### WHAT THIS TASK INVOLVES
Check each line of the listing, and copy it if it contains the word "that".

### EXERCISE DATA
※

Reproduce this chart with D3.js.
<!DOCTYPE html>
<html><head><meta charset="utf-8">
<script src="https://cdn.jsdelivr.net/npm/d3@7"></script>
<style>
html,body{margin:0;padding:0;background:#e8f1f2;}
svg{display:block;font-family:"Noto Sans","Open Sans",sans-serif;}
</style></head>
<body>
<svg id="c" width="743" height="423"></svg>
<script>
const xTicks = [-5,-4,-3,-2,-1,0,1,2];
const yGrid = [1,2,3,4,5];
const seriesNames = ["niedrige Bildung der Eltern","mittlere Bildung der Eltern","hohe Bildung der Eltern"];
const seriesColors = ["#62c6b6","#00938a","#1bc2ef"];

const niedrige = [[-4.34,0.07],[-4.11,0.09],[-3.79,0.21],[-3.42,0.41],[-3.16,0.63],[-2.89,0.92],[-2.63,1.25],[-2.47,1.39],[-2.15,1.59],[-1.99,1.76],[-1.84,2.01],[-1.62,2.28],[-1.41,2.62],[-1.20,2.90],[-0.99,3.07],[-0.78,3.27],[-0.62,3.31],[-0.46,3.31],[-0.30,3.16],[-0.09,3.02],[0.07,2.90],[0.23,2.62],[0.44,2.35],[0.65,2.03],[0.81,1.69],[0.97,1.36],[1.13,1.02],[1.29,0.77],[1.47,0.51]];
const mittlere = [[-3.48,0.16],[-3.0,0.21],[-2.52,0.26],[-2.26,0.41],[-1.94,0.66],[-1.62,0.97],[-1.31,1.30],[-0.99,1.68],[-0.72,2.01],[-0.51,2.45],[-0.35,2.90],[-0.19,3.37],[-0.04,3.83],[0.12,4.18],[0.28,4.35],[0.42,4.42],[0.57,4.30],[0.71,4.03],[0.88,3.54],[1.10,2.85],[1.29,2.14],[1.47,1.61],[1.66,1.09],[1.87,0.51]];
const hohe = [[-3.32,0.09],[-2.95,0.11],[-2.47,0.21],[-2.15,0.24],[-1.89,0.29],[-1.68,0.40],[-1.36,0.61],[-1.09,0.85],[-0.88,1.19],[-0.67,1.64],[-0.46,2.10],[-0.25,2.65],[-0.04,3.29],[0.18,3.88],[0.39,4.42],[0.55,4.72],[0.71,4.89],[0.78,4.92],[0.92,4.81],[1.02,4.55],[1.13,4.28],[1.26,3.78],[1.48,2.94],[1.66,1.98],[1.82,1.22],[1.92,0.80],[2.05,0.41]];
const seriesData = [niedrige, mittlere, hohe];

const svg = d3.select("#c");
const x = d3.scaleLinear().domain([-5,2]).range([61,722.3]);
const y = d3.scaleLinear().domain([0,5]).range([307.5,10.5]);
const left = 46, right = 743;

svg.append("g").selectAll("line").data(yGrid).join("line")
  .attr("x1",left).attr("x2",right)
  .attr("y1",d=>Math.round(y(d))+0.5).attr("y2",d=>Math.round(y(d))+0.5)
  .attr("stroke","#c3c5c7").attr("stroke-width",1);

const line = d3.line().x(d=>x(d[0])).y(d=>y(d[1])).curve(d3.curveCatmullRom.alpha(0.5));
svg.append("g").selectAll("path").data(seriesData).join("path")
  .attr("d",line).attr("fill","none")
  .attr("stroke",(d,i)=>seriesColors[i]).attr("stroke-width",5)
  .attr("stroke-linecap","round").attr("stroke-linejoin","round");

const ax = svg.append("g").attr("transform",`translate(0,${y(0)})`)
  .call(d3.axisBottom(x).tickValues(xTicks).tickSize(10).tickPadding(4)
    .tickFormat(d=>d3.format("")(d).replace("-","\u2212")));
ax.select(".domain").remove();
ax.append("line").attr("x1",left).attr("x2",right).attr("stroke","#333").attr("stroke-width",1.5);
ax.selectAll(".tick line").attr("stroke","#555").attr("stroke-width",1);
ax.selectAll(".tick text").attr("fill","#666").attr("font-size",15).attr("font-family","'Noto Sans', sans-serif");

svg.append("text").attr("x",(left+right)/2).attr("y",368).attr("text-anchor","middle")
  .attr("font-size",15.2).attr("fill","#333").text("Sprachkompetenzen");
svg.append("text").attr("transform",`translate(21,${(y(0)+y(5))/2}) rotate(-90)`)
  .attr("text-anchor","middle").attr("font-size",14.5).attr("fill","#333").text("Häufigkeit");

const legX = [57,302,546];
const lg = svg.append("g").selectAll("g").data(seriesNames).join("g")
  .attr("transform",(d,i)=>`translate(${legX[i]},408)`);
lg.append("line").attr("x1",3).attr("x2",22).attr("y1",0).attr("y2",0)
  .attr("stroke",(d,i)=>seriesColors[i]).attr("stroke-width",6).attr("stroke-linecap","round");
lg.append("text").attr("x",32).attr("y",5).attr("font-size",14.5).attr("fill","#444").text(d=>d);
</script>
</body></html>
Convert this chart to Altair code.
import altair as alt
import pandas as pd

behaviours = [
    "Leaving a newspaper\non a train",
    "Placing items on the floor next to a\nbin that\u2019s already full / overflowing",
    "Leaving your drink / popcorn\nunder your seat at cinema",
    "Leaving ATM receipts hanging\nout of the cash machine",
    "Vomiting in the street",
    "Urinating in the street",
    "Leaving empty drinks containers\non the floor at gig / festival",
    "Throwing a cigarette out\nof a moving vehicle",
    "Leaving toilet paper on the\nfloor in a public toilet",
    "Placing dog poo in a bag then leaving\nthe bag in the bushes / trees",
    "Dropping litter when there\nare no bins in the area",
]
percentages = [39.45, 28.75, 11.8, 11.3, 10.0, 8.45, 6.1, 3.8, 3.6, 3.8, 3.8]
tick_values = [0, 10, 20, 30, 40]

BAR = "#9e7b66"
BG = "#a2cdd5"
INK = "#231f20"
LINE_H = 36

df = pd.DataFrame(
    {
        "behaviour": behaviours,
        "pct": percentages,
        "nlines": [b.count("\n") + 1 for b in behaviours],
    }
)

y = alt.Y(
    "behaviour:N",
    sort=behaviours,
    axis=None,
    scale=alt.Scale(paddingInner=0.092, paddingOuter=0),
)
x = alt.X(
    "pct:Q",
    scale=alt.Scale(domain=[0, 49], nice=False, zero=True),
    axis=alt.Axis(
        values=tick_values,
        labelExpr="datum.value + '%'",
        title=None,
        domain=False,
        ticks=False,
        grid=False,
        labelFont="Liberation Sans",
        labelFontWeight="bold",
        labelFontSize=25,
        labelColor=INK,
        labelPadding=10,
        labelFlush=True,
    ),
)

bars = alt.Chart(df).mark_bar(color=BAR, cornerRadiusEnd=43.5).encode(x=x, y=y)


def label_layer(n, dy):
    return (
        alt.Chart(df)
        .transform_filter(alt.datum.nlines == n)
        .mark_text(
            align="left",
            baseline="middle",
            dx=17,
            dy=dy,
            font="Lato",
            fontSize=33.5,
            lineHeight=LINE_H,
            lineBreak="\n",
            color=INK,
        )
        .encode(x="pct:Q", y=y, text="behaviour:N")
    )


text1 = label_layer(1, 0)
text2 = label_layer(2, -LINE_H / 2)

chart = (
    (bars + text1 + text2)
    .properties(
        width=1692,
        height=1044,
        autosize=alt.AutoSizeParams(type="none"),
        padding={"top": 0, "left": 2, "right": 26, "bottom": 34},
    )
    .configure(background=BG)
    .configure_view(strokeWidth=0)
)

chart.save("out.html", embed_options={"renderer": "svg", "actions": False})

※

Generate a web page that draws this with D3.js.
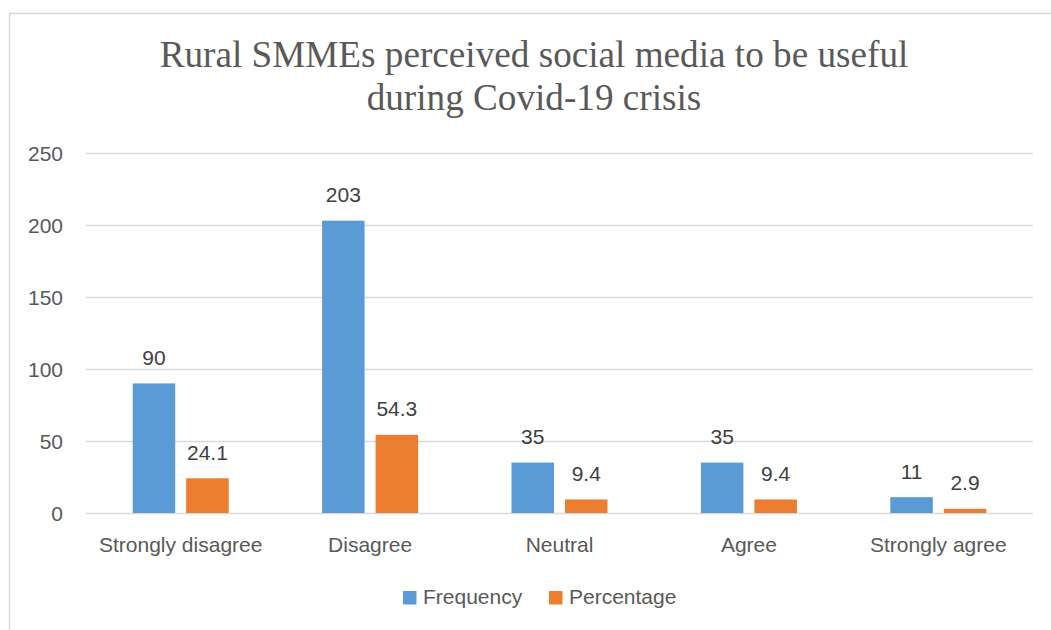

※

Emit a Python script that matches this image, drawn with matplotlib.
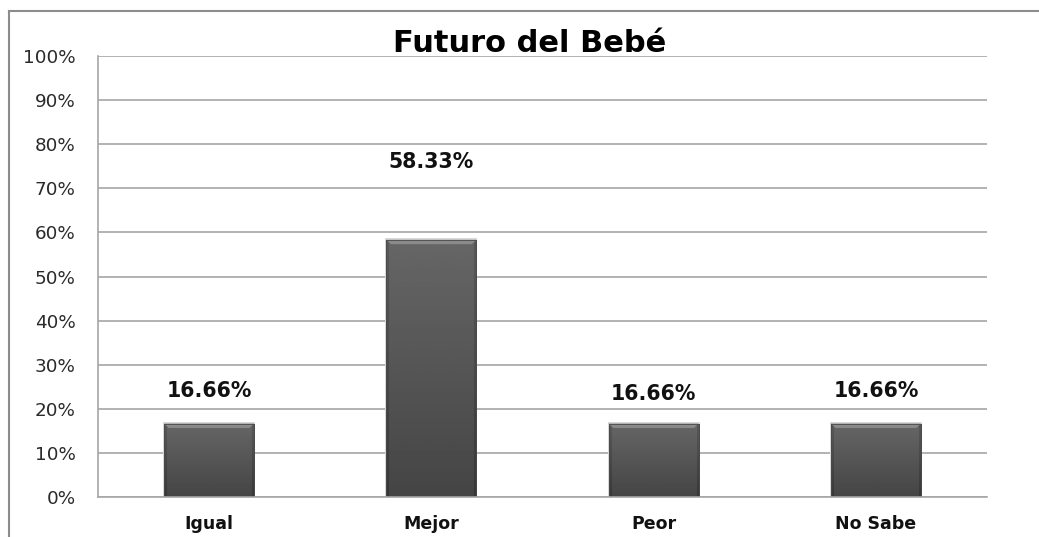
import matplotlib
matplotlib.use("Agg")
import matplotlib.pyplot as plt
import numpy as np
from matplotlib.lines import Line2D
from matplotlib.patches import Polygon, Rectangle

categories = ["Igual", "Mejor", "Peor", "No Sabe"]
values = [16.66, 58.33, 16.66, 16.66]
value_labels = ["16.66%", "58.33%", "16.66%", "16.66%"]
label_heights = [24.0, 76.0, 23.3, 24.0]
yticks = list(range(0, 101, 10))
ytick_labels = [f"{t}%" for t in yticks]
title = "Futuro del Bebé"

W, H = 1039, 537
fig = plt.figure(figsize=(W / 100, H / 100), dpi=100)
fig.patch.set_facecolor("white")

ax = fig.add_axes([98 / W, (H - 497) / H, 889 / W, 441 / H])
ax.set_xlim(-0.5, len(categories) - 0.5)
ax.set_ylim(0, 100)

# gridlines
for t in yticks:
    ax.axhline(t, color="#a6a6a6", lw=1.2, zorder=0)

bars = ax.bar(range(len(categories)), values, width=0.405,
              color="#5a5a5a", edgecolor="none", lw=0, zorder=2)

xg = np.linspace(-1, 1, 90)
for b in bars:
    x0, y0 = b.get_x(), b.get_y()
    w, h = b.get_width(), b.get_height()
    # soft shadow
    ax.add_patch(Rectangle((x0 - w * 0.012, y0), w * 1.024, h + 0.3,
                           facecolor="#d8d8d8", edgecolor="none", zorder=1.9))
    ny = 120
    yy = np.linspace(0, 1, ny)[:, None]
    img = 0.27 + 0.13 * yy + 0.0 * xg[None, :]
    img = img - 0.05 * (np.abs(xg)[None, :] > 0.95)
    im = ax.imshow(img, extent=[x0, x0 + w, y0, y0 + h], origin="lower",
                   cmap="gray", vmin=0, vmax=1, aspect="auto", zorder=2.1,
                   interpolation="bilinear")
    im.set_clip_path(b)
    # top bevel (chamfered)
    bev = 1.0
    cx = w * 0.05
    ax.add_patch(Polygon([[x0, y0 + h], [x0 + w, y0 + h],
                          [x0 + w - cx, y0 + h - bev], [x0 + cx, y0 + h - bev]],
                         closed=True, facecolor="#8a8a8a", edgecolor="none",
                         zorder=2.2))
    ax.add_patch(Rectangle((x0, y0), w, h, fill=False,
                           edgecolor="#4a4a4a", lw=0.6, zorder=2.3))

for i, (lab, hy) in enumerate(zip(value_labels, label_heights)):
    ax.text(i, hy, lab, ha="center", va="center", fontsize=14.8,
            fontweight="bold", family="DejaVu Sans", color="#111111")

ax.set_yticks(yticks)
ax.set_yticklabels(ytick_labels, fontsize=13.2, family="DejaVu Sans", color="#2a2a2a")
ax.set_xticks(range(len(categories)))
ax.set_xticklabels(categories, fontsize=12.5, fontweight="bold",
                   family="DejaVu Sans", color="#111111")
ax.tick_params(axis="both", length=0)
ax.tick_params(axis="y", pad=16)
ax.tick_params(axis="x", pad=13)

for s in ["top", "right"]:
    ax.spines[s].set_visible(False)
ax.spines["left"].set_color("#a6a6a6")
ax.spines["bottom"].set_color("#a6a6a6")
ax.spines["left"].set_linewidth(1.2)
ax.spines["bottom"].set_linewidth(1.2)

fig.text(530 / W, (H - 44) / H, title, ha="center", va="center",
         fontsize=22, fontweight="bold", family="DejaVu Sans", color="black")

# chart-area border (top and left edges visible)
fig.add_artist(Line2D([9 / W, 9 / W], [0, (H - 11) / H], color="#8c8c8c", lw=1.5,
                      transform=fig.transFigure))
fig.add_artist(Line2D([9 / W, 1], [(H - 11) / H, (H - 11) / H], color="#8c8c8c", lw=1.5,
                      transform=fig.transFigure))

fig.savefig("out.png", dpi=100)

※

### RESPONSE TO THIS EXERCISE
    "Placing items on the floor next to a\nbin that\u2019s already full / overflowing",
Generate a web page that draws this with D3.js.
Emit a Python script that matches this image, drawn with matplotlib.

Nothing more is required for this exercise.